» Exercise objective: Return all the data below as it stands, minus the pictures.

» Provided data:
++++++++++
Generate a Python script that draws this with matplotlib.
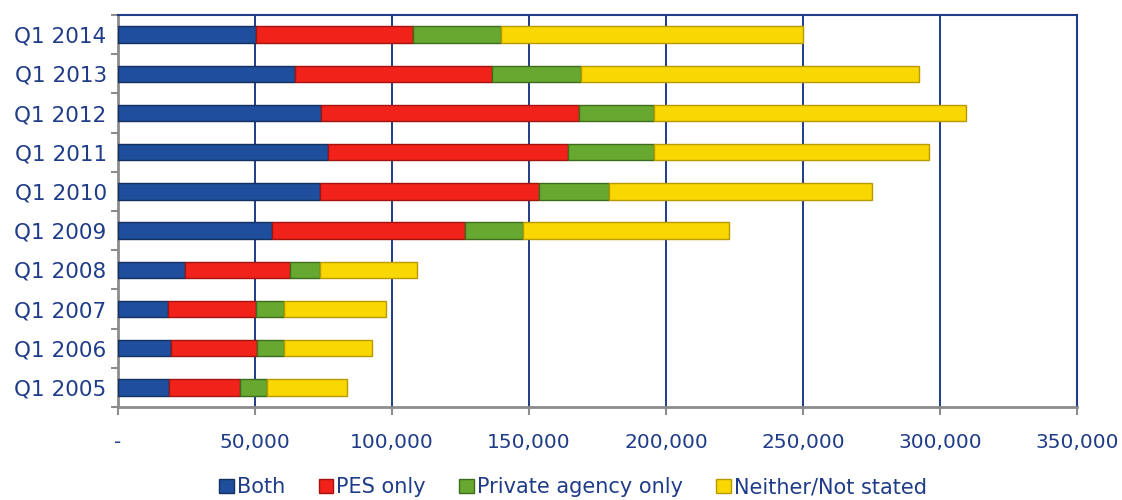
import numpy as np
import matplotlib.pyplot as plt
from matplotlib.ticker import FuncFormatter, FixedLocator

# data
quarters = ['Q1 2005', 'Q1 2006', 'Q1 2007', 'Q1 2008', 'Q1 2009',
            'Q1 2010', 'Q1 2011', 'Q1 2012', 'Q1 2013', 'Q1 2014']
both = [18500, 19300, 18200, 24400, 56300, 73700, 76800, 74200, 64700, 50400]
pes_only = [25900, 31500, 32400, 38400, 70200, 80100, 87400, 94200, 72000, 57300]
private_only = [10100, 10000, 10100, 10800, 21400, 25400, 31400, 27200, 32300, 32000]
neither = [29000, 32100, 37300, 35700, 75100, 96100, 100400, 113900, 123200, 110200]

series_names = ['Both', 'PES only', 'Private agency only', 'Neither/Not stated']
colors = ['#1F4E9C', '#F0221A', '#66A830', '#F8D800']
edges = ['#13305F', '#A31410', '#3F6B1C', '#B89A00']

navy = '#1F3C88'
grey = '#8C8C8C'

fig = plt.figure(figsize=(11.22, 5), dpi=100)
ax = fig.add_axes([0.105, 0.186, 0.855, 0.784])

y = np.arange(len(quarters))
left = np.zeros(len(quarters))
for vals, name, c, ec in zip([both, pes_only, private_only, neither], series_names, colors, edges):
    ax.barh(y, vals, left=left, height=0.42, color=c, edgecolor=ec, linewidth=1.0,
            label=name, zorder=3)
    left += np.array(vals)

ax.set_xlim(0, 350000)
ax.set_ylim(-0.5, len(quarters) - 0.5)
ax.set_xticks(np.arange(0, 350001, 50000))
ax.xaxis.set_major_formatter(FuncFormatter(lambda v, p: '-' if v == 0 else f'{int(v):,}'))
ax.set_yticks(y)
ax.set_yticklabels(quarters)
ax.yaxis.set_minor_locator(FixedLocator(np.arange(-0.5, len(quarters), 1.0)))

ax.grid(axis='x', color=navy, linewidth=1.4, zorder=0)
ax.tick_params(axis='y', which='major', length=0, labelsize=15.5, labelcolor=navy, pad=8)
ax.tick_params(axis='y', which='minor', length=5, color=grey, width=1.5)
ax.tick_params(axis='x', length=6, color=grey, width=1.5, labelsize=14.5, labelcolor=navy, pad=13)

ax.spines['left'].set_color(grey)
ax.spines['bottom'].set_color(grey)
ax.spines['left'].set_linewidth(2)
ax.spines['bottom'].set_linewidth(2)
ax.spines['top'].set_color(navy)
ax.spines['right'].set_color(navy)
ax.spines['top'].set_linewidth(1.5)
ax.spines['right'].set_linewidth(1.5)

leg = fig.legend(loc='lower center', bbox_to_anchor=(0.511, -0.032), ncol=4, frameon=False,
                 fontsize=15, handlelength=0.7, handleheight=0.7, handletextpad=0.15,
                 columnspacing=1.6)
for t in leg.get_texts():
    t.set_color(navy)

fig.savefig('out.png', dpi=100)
++++++++++
» Written solution:
Generate a Python script that draws this with matplotlib.
import numpy as np
import matplotlib.pyplot as plt
from matplotlib.ticker import FuncFormatter, FixedLocator

# data
quarters = ['Q1 2005', 'Q1 2006', 'Q1 2007', 'Q1 2008', 'Q1 2009',
            'Q1 2010', 'Q1 2011', 'Q1 2012', 'Q1 2013', 'Q1 2014']
both = [18500, 19300, 18200, 24400, 56300, 73700, 76800, 74200, 64700, 50400]
pes_only = [25900, 31500, 32400, 38400, 70200, 80100, 87400, 94200, 72000, 57300]
private_only = [10100, 10000, 10100, 10800, 21400, 25400, 31400, 27200, 32300, 32000]
neither = [29000, 32100, 37300, 35700, 75100, 96100, 100400, 113900, 123200, 110200]

series_names = ['Both', 'PES only', 'Private agency only', 'Neither/Not stated']
colors = ['#1F4E9C', '#F0221A', '#66A830', '#F8D800']
edges = ['#13305F', '#A31410', '#3F6B1C', '#B89A00']

navy = '#1F3C88'
grey = '#8C8C8C'

fig = plt.figure(figsize=(11.22, 5), dpi=100)
ax = fig.add_axes([0.105, 0.186, 0.855, 0.784])

y = np.arange(len(quarters))
left = np.zeros(len(quarters))
for vals, name, c, ec in zip([both, pes_only, private_only, neither], series_names, colors, edges):
    ax.barh(y, vals, left=left, height=0.42, color=c, edgecolor=ec, linewidth=1.0,
            label=name, zorder=3)
    left += np.array(vals)

ax.set_xlim(0, 350000)
ax.set_ylim(-0.5, len(quarters) - 0.5)
ax.set_xticks(np.arange(0, 350001, 50000))
ax.xaxis.set_major_formatter(FuncFormatter(lambda v, p: '-' if v == 0 else f'{int(v):,}'))
ax.set_yticks(y)
ax.set_yticklabels(quarters)
ax.yaxis.set_minor_locator(FixedLocator(np.arange(-0.5, len(quarters), 1.0)))

ax.grid(axis='x', color=navy, linewidth=1.4, zorder=0)
ax.tick_params(axis='y', which='major', length=0, labelsize=15.5, labelcolor=navy, pad=8)
ax.tick_params(axis='y', which='minor', length=5, color=grey, width=1.5)
ax.tick_params(axis='x', length=6, color=grey, width=1.5, labelsize=14.5, labelcolor=navy, pad=13)

ax.spines['left'].set_color(grey)
ax.spines['bottom'].set_color(grey)
ax.spines['left'].set_linewidth(2)
ax.spines['bottom'].set_linewidth(2)
ax.spines['top'].set_color(navy)
ax.spines['right'].set_color(navy)
ax.spines['top'].set_linewidth(1.5)
ax.spines['right'].set_linewidth(1.5)

leg = fig.legend(loc='lower center', bbox_to_anchor=(0.511, -0.032), ncol=4, frameon=False,
                 fontsize=15, handlelength=0.7, handleheight=0.7, handletextpad=0.15,
                 columnspacing=1.6)
for t in leg.get_texts():
    t.set_color(navy)

fig.savefig('out.png', dpi=100)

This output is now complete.